Players clip through one another in The Conduit. Gun fights are won by unloading multiple clips of ammunition into another player’s face at point-blank range while jumping and circle strafing. It’s 1997 all over again, but High Voltage Software is either unaware the FPS genre has changed for the better over the past decade or incapable of adopting accepted FPS mechanics either because the Wii is a sub-par system or they’re just not talented. It’s probably a bit of both.

I doubt High Voltage’s talent because of The Conduit‘s poor presentation. As I mentioned in my review, the game’s recreation of the White House features doors with eye-level doorknobs and an Oval Office with a two-foot tall desk. The plot is treated with the same lack of polish. There are three characters in The Conduit, none with any real motivation and none ever really seen. The poor quality plagues the entire campaign by requiring the player to accomplish the same pointless objective over and over again. Destroy the steam valves, destroy the egg sacs, destroy the radio jammers, destroy this, destroy that, all in linear, ugly levels.

The Conduit‘s original hype surrounded High Voltage’s unique graphics engine, designed to rival Xbox 360 graphics. You wouldn’t know that looking at the game, however. What’s worse is that, even if the game did look good, all you would see is good looking yet boring environments. The art design is terribly boring. There’s nothing remarkable about the way The Conduit looks, sounds, or even plays.

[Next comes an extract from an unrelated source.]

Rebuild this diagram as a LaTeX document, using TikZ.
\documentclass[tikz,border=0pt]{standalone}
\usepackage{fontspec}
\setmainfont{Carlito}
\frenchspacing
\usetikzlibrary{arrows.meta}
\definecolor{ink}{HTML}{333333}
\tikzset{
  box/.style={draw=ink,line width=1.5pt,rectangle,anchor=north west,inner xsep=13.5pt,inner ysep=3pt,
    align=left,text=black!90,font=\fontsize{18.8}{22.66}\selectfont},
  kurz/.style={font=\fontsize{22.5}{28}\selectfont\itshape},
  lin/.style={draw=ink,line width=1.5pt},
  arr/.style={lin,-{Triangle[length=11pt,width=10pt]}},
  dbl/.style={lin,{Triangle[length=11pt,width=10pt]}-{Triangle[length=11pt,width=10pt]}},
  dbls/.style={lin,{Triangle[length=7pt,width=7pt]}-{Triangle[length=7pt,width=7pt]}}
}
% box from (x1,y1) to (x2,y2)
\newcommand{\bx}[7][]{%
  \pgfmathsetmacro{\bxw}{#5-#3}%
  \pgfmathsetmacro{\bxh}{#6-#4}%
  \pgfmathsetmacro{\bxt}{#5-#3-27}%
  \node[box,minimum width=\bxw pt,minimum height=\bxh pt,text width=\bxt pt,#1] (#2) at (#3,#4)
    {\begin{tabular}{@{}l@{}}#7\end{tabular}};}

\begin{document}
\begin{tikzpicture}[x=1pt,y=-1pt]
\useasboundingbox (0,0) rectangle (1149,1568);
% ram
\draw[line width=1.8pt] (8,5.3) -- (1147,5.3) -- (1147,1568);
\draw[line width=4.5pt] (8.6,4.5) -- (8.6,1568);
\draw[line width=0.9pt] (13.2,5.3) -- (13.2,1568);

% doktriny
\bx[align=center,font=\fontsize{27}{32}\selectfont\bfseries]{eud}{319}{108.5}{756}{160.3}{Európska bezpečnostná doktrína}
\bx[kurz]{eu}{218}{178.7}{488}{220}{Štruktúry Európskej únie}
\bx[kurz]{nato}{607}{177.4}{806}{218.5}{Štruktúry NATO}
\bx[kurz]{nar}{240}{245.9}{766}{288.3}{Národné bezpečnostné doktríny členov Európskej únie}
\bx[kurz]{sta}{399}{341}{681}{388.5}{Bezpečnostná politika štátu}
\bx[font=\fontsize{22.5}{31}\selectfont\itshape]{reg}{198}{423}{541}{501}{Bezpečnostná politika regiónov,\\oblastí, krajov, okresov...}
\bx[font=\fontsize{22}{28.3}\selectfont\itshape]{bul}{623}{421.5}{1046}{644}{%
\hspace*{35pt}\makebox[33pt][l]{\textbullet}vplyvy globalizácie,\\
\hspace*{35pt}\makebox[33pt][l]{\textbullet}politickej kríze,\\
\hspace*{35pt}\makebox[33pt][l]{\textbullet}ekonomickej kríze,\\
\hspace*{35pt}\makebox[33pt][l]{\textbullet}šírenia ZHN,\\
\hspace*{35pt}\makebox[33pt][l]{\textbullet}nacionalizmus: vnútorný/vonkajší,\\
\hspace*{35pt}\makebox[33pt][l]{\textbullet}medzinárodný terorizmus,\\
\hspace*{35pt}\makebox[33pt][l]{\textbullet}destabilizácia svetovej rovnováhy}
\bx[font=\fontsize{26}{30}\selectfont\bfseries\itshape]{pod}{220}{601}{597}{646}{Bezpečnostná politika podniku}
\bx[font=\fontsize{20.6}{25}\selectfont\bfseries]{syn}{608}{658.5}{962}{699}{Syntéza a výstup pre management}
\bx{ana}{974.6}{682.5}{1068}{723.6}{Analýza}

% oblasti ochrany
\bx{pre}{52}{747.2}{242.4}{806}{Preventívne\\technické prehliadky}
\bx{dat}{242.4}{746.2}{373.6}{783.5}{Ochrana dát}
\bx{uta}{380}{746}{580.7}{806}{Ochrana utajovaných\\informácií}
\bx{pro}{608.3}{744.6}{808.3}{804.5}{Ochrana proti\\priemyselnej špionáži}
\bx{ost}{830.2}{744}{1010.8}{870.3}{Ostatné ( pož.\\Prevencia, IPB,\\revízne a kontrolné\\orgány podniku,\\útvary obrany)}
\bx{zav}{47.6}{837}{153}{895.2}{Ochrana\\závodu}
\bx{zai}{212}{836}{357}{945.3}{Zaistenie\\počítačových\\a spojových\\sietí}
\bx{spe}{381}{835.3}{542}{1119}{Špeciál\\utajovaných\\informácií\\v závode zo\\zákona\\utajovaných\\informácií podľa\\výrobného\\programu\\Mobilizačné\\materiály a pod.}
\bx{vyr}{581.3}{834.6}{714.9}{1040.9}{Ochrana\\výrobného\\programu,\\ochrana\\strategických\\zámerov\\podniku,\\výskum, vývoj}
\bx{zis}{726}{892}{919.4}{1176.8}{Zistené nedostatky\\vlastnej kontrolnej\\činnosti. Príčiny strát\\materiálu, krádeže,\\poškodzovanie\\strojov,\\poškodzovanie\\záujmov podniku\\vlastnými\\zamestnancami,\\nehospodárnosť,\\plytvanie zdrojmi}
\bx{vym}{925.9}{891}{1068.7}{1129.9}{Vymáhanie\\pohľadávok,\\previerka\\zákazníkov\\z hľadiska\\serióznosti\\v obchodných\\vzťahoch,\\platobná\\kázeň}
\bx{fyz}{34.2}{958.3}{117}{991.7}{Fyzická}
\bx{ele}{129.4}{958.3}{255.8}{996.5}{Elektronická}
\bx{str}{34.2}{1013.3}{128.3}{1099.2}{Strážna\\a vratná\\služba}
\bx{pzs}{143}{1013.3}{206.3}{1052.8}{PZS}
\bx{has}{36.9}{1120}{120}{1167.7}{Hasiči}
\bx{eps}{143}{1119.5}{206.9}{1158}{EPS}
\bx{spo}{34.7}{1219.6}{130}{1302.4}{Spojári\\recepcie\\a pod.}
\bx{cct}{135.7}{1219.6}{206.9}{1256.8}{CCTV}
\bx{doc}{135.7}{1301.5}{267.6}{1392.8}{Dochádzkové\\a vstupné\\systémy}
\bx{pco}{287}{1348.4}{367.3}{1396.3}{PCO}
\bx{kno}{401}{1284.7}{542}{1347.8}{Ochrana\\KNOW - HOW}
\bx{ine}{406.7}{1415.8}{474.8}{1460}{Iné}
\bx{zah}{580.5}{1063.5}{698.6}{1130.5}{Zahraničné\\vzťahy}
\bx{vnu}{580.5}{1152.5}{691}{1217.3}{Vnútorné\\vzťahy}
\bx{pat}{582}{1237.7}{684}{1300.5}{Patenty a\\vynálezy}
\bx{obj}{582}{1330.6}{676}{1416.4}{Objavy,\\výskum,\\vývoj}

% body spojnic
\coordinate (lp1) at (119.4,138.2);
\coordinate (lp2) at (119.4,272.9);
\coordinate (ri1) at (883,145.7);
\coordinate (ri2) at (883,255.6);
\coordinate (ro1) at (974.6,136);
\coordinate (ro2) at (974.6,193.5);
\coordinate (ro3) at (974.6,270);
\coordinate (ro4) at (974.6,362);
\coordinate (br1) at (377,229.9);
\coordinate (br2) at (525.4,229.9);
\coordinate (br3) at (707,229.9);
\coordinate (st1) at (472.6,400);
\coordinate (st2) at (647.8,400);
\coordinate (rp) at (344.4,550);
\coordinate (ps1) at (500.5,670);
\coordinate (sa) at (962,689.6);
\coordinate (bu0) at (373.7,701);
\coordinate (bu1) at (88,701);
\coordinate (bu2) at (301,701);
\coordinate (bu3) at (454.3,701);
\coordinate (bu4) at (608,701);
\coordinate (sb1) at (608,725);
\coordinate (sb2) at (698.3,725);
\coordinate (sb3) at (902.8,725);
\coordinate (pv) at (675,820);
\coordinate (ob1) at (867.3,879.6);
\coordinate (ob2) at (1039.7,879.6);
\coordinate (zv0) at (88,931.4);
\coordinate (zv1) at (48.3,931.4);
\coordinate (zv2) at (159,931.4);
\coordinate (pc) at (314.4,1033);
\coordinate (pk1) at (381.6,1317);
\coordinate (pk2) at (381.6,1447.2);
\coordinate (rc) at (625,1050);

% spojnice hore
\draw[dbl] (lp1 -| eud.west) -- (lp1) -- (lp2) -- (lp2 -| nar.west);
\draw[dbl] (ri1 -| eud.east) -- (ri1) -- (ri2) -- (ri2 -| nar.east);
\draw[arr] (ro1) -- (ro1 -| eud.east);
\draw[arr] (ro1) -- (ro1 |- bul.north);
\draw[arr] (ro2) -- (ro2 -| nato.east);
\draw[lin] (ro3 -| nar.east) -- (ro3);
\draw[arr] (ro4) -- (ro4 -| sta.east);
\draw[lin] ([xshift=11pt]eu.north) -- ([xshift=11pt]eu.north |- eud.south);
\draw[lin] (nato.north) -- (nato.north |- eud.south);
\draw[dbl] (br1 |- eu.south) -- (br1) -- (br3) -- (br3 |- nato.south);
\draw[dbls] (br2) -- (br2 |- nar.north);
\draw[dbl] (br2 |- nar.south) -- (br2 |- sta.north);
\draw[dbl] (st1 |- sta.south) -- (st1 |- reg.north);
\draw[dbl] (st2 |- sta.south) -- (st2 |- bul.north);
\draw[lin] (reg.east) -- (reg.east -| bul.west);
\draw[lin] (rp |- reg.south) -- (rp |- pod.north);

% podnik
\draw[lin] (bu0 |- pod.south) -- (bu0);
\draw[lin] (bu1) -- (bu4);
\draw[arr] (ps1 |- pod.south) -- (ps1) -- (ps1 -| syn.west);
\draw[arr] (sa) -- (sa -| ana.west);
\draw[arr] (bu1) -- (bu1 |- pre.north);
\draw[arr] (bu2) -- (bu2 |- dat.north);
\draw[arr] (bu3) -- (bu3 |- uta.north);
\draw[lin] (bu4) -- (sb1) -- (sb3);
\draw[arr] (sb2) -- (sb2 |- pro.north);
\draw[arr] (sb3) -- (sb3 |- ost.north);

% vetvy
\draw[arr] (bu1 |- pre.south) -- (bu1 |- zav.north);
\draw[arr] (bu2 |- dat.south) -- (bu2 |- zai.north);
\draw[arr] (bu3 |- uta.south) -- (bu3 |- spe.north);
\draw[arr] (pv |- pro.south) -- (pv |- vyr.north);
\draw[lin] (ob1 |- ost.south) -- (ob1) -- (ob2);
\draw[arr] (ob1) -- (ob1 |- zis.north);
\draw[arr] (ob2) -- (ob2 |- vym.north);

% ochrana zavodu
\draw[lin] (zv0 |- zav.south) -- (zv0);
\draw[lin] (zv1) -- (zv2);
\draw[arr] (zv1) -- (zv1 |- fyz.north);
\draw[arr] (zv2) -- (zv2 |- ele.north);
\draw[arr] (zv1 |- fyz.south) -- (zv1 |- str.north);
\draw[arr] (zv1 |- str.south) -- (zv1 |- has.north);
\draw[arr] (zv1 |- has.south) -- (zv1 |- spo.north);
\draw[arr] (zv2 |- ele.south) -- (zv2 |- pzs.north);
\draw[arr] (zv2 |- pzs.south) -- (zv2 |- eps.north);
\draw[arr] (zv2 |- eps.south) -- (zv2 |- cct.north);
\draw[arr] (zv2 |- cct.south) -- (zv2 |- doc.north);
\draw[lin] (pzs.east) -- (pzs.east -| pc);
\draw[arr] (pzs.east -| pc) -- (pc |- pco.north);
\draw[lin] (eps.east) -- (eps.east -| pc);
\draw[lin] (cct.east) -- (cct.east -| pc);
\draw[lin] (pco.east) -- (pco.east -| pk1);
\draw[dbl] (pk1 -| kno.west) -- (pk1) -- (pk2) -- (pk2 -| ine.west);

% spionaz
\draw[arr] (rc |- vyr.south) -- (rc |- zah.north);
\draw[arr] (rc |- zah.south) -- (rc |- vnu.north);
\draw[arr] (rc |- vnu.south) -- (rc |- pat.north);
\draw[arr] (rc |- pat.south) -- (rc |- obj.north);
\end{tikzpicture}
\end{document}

Yes, it’s a first-person shooter featuring motion controls, and thankfully, the controls actually work, but you’ll notice I didn’t list the customizable controls as one of The Conduit‘s positives. That’s because there isn’t much to the button mapping. You don’t have full control as many reviews suggest. Certain actions are locked down to a select few buttons. The real control comes in adjusting the sensitivity, but I had great success in the campaign and especially online with the default sensitivity settings. The controls are much ado about nothing, really.

The Conduit‘s “plethora” of online modes was also subject to much hype in the weeks leading up to the game’s release. Players might be disappointed to find, however, that The Conduit features two basic game modes: death match and capture the flag. Everything else is just a variation. You get to vote for which mode you want to play next along with the weapons and level, but with options like Marathon (a twenty-minute deathmatch) thrown in the mix, your votes rarely turn out the way you’d like.

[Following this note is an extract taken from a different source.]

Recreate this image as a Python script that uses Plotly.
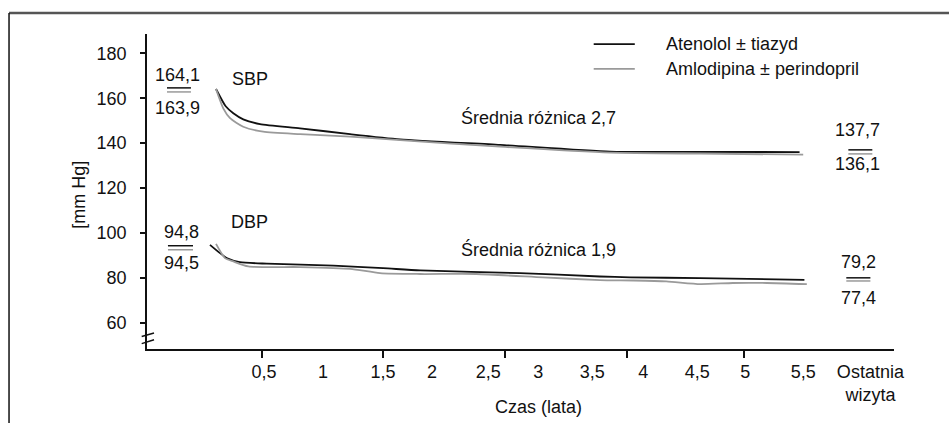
import plotly.graph_objects as go

# ---- data ----
sbp_ate_x = [0.12, 0.20, 0.263, 0.345, 0.483, 0.814, 1.227, 1.64, 2.467, 3.376, 4.12, 4.94]
sbp_ate_y = [164.1, 156.4, 153.3, 150.6, 148.5, 146.6, 144.0, 141.7, 139.2, 136.2, 136.1, 136.0]
sbp_aml_x = [0.12, 0.18, 0.236, 0.345, 0.51, 0.814, 1.227, 1.64, 2.467, 3.376, 4.12, 4.97]
sbp_aml_y = [164.1, 155.5, 151.1, 147.3, 145.1, 144.0, 142.9, 141.3, 138.4, 135.8, 135.3, 134.9]

dbp_ate_x = [0.07, 0.153, 0.208, 0.317, 0.539, 1.09, 1.5, 1.806, 2.63, 3.29, 3.54, 4.12, 4.98]
dbp_ate_y = [94.7, 91.0, 88.8, 87.0, 86.3, 85.4, 84.3, 83.3, 82.1, 80.6, 80.2, 79.9, 79.1]
dbp_aml_x = [0.12, 0.194, 0.263, 0.387, 0.814, 1.227, 1.475, 1.806, 2.27, 2.82, 3.29, 3.57, 3.84, 4.12, 4.39, 4.67, 5.0]
dbp_aml_y = [95.1, 88.8, 87.3, 85.1, 84.8, 84.0, 82.1, 81.7, 81.7, 80.2, 79.0, 78.8, 78.4, 77.2, 77.7, 77.7, 77.2]

series_names = ["Atenolol ± tiazyd", "Amlodipina ± perindopril"]

# x-axis tick marks and label positions (as printed in the original)
tick_marks = [0.5, 1.5, 2.508, 3.517, 4.483]
label_pos = [0.517, 1.004, 1.5, 1.905, 2.368, 2.781, 3.227, 3.649, 4.095, 4.492, 4.971, 5.525]
label_txt = ["0,5", "1", "1,5", "2", "2,5", "3", "3,5", "4", "4,5", "5", "5,5", "Ostatnia<br>wizyta"]
y_ticks = [60, 80, 100, 120, 140, 160, 180]

# baseline / final values shown as fractions
base_sbp = ("164,1", "163,9")
base_dbp = ("94,8", "94,5")
last_sbp = ("137,7", "136,1")
last_dbp = ("79,2", "77,4")

BLACK = "#111111"
GRAY = "#9a9a9a"
FONT = "Liberation Sans, Arial, sans-serif"
FS = 18

fig = go.Figure()
for xs, ys, col in [(sbp_ate_x, sbp_ate_y, BLACK), (sbp_aml_x, sbp_aml_y, GRAY),
                    (dbp_ate_x, dbp_ate_y, BLACK), (dbp_aml_x, dbp_aml_y, GRAY)]:
    fig.add_trace(go.Scatter(x=xs, y=ys, mode="lines", showlegend=False,
                             line=dict(color=col, width=1.8, shape="spline", smoothing=0.6)))

# invisible trace on second x axis so it renders the labels
fig.add_trace(go.Scatter(x=[label_pos[0]], y=[y_ticks[0]], xaxis="x2", mode="markers",
                         marker=dict(opacity=0), showlegend=False, hoverinfo="skip"))

xr = [-0.45, 5.72]
fig.update_layout(
    width=949, height=423,
    margin=dict(l=147, r=55, t=34, b=74, autoexpand=False),
    paper_bgcolor="white", plot_bgcolor="white",
    font=dict(family=FONT, size=FS, color=BLACK),
    xaxis=dict(range=xr, tickvals=tick_marks, ticktext=[""] * len(tick_marks), automargin=False,
               ticks="outside", ticklen=7, tickwidth=1.5, tickcolor=BLACK,
               showline=True, linecolor=BLACK, linewidth=1.5, showgrid=False, zeroline=False),
    xaxis2=dict(range=xr, overlaying="x", side="bottom", tickvals=label_pos, ticktext=label_txt,
                ticks="", showline=False, showgrid=False, zeroline=False, automargin=False,
                tickfont=dict(family=FONT, size=FS, color=BLACK), ticklabelstandoff=10),
    yaxis=dict(range=[48.3, 188.6], tickvals=y_ticks, ticks="outside", ticklen=5, tickwidth=1.5,
               tickcolor=BLACK, showline=True, linecolor=BLACK, linewidth=1.5, automargin=False,
               showgrid=False, zeroline=False, ticklabelstandoff=10),
)

ann = []
def txt(x, y, s, xanchor="center", xref="x", yref="y"):
    ann.append(dict(x=x, y=y, text=s, showarrow=False, xref=xref, yref=yref,
                    xanchor=xanchor, yanchor="middle", font=dict(family=FONT, size=FS, color=BLACK)))

shapes = []
def seg(x0, x1, y, col, xref="x", yref="y", w=1.5):
    shapes.append(dict(type="line", x0=x0, x1=x1, y0=y, y1=y, xref=xref, yref=yref,
                       line=dict(color=col, width=w)))

def fraction(xc, xl, xr_, top_txt, bot_txt, ytop, yl1, yl2, ybot):
    txt(xc, ytop, top_txt)
    txt(xc, ybot, bot_txt)
    seg(xl, xr_, yl1, BLACK)
    seg(xl, xr_, yl2, GRAY)

fraction(-0.194, -0.285, -0.087, base_sbp[0], base_sbp[1], 170.3, 164.6, 162.8, 155.7)
fraction(-0.161, -0.277, -0.070, base_dbp[0], base_dbp[1], 100.5, 94.3, 92.5, 86.7)
fraction(5.417, 5.343, 5.541, last_sbp[0], last_sbp[1], 145.8, 137.0, 135.2, 130.8)
fraction(5.426, 5.326, 5.525, last_dbp[0], last_dbp[1], 87.1, 80.0, 78.6, 71.1)

txt(0.40, 168.6, "SBP")
txt(0.40, 104.9, "DBP")
txt(2.781, 151.6, "Średnia różnica 2,7")
txt(2.781, 92.5, "Średnia różnica 1,9")

# axis titles
txt(2.78, -0.185, "Czas (lata)", yref="paper")
ann.append(dict(x=-0.107, y=0.49, xref="paper", yref="paper", text="[mm Hg]", textangle=-90,
                showarrow=False, font=dict(family=FONT, size=FS, color=BLACK)))

# legend (manual)
seg(0.598, 0.653, 0.968, BLACK, xref="paper", yref="paper", w=1.8)
seg(0.598, 0.653, 0.889, GRAY, xref="paper", yref="paper", w=1.8)
txt(0.692, 0.968, series_names[0], xanchor="left", xref="paper", yref="paper")
txt(0.692, 0.889, series_names[1], xanchor="left", xref="paper", yref="paper")

# axis break marks
for y0, y1 in [(53.9, 55.4), (50.7, 52.4)]:
    shapes.append(dict(type="line", xref="paper", yref="y", x0=-0.0071, x1=0.0094, y0=y0, y1=y1,
                       line=dict(color=BLACK, width=1.5)))

# frame: top and left border
shapes.append(dict(type="line", xref="paper", yref="paper", x0=-0.1847, x1=1.08, y0=1.0666, y1=1.0666,
                   line=dict(color="#555555", width=2.5)))
shapes.append(dict(type="line", xref="paper", yref="paper", x0=-0.1847, x1=-0.1847, y0=1.0666, y1=-0.3,
                   line=dict(color=BLACK, width=1.5)))

fig.update_layout(annotations=ann, shapes=shapes)
fig.write_html("out.html", config={"displayModeBar": False},
               post_script="document.body.style.margin='0';")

It’s hard to put exactly what’s wrong with The Conduit into words without getting too specific. It’s a poorly developed game for a weak system, and it’s only receiving attention because it’s on that system. Were The Conduit a PS3 or 360 game, it would have been brushed aside almost immediately for how incredibly generic it is. The few reviews that would get written wouldn’t dare mention the online with any sort of positive tone.

But the game is on the Wii, and it does feature a working online multiplayer, but that only serves to highlight the weaknesses of both the game and the platform. “Good for the Wii” is not a compliment, but The Conduit isn’t even a good Wii game. It’s a sub-par game for a sub-par system.

I’ve heard the line that, if the Wii is all you own, The Conduit is a good buy. That’s just not true. If you can derive enjoyment from The Conduit, there are many infinitely superior first-person shooters on better platforms. It might as well be a fact that games like Halo 3, Bad Company, and Modern Warfare are better first-person shooters. If The Conduit is the best FPS you own, you’re missing out on undeniably better games.


One Response to “[Review+Critique] The Conduit”

  1. Zareurgan August 7, 2009 at 6:06 AM #


    I was disappointed ‘coz the scenarios looks like goldeneye!!!!

    Is not true that the conduit has better graphics than metriod prime 3.

    RE 4 has , in my point of view, the best graphics that i’ve seen in Wii.

    I have Xbox360 and the best shooter (not obviously first-person) is Gears of War 2, cuz is revolutioary in the way you move so fast and the aweson graphics. There are many like CODs churchs which are more like old school-hardcore fans, but its only my opinion.